The Summit is committed to delivering a bold new vision and pioneering solutions across four pillars:
- Increase fiscal space and mobilising liquidity
- Scale up investment in green infrastructure
- Unlock finance for the private sector in low-income countries (LICS)
- Design innovative financial solutions for climate vulnerability
Speaking about the Summit, co-host Mia Mottley, the Barbadian Prime Minister, affirmed: “We will hit hard, because we will first establish a new consensus. The fight against poverty, the decarbonisation of our economy, in order to achieve carbon neutrality by 2050, and the protection of biodiversity are closely linked.

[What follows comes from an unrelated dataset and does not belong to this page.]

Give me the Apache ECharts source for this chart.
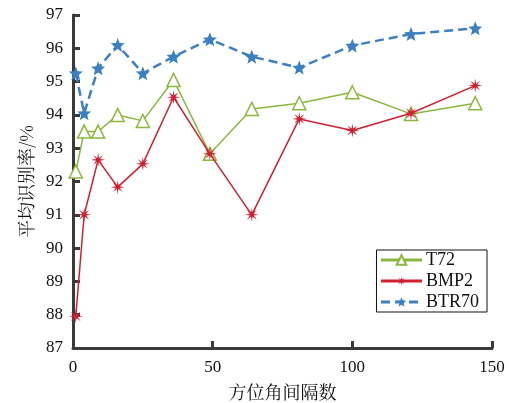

We must therefore jointly agree on how best to address these challenges in poor and emerging countries in the developing world, on the amount of investment, on the reform of all infrastructure such as the World Bank, the IMF, public and private funds, and on how we need to start a new process.”
In Summary
With renewed optimism ahead of the Summit, the coming months surely provide an opportunity to reshape the architecture of financing for development and climate action, so that the international financial system is stronger and more effective. One that can protect vulnerable countries from shocks, with the objective of achieving the SDGs, in order to return to a steady trend of global poverty reduction in the long term.
The underlying framework needs to guarantee the sustainability and predictability of climate finance, poverty reduction and global finance – in the long term, unaffected by investment cycles and geo-politics.
As the pre-Summit statement concluded: “Still, it is possible to make 2023 the year of all possibilities. This requires recognising that, in a world that is one (“one Earth, one family, one future”), only stronger and sustainable cooperation will make it possible to face our common challenges (such as inequalities, climate change, the biodiversity crisis or health). The international community must build its vision for the future on a minimum common foundation. At the heart of this vision will be the belief in shared prosperity between North and South, the need for concessional financing, and the global responsibility to produce public goods that benefit all. Although only one part of the program, the issue of funding is critical.”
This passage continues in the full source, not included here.